___ Data extract

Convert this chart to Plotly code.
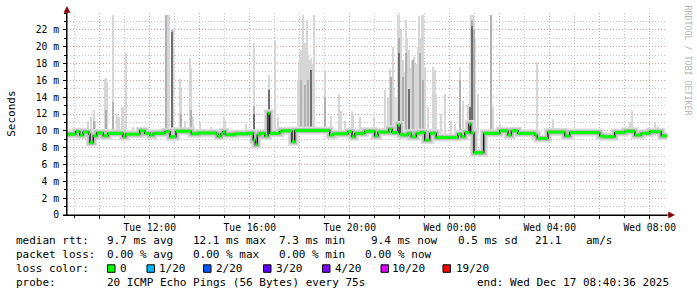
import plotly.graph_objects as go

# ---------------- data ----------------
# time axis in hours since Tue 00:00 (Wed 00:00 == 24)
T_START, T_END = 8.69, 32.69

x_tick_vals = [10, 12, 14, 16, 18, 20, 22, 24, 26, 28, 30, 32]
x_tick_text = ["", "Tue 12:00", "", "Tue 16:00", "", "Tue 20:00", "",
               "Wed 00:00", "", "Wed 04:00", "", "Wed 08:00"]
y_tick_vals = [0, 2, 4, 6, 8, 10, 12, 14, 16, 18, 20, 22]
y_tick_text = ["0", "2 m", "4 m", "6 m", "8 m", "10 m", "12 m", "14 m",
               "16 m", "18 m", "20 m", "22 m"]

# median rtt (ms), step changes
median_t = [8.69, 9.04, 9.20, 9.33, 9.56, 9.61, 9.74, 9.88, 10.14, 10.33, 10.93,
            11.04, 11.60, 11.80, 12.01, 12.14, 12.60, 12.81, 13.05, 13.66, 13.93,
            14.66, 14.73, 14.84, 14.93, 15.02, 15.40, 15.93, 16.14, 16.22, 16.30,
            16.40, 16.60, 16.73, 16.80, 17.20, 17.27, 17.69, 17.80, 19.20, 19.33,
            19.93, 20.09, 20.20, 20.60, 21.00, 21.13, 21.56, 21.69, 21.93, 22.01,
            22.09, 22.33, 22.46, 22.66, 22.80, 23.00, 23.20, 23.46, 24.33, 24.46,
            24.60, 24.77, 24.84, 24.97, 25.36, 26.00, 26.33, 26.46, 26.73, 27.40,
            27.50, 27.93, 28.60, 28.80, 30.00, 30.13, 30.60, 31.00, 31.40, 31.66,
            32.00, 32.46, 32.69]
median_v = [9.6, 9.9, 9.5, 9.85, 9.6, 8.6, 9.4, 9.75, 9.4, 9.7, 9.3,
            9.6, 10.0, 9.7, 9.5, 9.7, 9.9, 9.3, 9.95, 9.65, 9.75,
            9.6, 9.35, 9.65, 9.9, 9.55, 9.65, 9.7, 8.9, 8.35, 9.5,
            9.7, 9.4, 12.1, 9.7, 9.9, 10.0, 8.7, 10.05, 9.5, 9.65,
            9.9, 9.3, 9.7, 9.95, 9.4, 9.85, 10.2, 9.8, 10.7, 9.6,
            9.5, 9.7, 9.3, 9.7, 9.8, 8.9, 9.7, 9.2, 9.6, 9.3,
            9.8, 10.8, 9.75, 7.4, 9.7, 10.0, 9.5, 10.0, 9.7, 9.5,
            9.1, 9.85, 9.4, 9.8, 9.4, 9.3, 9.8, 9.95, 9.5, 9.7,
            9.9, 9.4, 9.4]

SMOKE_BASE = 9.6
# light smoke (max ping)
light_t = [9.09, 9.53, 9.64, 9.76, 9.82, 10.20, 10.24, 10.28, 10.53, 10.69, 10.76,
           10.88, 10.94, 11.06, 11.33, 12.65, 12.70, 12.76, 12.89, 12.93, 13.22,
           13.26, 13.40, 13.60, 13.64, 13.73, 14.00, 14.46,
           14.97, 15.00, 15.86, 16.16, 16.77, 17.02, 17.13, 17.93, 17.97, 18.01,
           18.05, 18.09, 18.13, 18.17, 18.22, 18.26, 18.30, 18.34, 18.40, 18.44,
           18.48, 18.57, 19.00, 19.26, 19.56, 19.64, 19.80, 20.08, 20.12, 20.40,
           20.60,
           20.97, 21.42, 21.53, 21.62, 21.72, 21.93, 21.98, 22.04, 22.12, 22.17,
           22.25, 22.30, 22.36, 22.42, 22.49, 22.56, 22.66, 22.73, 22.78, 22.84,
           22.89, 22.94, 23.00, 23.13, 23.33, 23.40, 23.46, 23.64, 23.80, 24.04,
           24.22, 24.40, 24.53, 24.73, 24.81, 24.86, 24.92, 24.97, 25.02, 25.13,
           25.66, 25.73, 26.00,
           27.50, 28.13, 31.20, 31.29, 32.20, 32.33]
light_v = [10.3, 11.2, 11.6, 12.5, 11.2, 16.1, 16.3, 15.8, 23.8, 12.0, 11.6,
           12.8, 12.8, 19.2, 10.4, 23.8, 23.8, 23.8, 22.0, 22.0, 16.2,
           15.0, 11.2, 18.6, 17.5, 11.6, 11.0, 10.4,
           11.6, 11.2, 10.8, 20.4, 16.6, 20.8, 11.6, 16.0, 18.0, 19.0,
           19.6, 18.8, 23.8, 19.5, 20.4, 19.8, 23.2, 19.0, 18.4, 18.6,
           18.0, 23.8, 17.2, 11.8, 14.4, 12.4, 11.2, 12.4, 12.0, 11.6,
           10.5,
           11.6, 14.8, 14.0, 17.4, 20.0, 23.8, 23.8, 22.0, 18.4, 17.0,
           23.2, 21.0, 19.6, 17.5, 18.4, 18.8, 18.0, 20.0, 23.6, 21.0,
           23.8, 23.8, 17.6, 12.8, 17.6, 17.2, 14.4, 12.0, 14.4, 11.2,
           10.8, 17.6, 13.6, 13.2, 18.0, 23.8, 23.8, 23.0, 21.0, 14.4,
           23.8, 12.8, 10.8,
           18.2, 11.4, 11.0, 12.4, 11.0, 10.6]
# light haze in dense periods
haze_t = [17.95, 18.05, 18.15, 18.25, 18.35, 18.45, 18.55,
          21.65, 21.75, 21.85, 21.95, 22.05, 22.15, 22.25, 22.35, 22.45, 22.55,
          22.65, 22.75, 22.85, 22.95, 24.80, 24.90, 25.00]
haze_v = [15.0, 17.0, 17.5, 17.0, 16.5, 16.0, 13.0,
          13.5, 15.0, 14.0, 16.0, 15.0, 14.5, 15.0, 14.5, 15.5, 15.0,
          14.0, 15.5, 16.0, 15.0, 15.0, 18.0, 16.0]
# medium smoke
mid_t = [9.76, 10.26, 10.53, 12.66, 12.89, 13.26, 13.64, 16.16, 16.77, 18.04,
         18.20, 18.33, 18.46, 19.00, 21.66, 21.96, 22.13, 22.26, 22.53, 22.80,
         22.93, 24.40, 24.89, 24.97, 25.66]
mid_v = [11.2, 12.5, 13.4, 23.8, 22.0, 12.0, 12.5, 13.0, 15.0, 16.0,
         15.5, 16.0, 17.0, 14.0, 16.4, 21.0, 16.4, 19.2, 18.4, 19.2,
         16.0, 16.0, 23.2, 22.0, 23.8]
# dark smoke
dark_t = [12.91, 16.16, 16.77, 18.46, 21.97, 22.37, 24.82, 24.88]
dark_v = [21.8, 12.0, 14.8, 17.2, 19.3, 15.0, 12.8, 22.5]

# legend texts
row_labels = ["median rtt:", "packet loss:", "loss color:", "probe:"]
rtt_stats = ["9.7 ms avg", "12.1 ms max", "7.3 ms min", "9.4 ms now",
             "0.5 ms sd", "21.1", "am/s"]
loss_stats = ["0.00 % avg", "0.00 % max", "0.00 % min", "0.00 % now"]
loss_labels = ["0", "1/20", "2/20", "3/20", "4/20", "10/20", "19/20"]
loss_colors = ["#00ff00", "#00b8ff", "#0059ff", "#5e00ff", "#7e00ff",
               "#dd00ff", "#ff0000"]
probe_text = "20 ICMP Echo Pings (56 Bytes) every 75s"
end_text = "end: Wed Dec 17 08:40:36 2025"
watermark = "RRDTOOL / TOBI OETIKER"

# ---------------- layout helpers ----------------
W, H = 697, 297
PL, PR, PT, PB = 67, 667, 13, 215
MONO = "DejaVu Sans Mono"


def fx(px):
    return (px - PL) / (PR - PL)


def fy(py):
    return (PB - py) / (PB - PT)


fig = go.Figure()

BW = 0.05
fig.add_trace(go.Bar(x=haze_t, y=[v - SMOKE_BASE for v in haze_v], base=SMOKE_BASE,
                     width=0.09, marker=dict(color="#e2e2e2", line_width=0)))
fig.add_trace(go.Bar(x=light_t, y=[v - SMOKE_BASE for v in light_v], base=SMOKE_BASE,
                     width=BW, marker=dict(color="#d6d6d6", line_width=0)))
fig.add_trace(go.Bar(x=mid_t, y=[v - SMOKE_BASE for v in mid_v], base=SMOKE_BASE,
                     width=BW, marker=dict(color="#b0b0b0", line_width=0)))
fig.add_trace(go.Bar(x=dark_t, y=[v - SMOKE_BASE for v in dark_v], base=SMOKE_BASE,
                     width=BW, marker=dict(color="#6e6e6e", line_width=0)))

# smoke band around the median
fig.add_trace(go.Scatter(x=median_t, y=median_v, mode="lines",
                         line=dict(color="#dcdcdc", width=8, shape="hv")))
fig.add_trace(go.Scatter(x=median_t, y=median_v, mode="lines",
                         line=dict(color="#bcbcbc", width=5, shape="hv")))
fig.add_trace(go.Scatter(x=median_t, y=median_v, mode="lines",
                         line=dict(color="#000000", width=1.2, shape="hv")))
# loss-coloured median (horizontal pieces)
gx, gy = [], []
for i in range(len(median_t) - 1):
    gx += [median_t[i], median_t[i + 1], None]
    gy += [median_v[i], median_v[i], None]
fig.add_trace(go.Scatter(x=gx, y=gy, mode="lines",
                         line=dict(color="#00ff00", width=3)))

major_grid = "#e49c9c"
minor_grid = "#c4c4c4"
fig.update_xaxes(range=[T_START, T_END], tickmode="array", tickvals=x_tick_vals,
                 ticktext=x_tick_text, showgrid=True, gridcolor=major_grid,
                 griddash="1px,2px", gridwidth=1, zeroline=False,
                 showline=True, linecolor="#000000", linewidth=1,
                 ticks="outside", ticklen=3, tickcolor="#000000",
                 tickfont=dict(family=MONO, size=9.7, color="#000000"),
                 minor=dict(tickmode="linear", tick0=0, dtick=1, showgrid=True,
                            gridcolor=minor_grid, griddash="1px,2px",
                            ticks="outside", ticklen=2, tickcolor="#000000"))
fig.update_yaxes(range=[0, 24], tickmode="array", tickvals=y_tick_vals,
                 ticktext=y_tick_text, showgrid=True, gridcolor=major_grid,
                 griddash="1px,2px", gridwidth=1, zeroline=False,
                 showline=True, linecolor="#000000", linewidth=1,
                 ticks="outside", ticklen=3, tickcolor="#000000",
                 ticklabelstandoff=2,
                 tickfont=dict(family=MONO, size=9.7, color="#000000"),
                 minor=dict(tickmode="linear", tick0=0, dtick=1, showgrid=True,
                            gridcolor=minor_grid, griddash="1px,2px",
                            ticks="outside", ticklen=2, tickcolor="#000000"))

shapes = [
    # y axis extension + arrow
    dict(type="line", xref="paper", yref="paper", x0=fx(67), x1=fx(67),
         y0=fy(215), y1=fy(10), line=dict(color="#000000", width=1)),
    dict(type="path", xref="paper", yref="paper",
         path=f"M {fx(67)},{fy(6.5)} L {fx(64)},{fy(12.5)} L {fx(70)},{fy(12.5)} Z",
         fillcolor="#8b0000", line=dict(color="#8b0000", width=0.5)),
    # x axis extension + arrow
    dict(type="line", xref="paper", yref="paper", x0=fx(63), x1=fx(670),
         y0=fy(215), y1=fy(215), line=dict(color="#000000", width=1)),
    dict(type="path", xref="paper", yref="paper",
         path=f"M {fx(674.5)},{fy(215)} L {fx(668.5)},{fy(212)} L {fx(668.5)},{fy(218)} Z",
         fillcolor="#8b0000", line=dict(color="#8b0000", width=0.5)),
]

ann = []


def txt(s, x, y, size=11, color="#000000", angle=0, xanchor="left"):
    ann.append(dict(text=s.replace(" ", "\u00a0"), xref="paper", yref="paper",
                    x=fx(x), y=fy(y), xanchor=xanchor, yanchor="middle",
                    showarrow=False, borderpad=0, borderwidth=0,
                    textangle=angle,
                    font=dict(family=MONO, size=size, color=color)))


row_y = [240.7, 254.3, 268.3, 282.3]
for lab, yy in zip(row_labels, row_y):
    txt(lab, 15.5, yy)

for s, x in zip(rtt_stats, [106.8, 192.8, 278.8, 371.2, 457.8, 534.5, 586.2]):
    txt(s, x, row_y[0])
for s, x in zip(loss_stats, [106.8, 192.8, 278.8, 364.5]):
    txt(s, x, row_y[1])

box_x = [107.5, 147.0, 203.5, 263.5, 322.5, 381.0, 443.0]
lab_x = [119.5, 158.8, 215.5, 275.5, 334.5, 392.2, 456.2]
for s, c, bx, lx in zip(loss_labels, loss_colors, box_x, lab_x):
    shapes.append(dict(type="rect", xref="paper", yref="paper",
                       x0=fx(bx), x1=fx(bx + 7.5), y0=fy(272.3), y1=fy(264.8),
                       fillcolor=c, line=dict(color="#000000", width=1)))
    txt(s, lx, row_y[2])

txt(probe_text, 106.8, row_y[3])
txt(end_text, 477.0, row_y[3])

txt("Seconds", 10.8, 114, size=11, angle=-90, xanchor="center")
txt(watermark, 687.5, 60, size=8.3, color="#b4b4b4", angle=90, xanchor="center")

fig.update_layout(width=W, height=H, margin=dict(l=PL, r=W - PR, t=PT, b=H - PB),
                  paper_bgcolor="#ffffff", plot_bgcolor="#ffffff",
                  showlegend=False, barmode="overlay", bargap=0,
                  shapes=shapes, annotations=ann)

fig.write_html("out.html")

______

### Exercise description
Write out, word for word, the lines from the start of the data through the one holding "T_START, T_END = 8.69, 32.69". Omit pictures.

### Problem solution
Convert this chart to Plotly code.
import plotly.graph_objects as go

# ---------------- data ----------------
# time axis in hours since Tue 00:00 (Wed 00:00 == 24)
T_START, T_END = 8.69, 32.69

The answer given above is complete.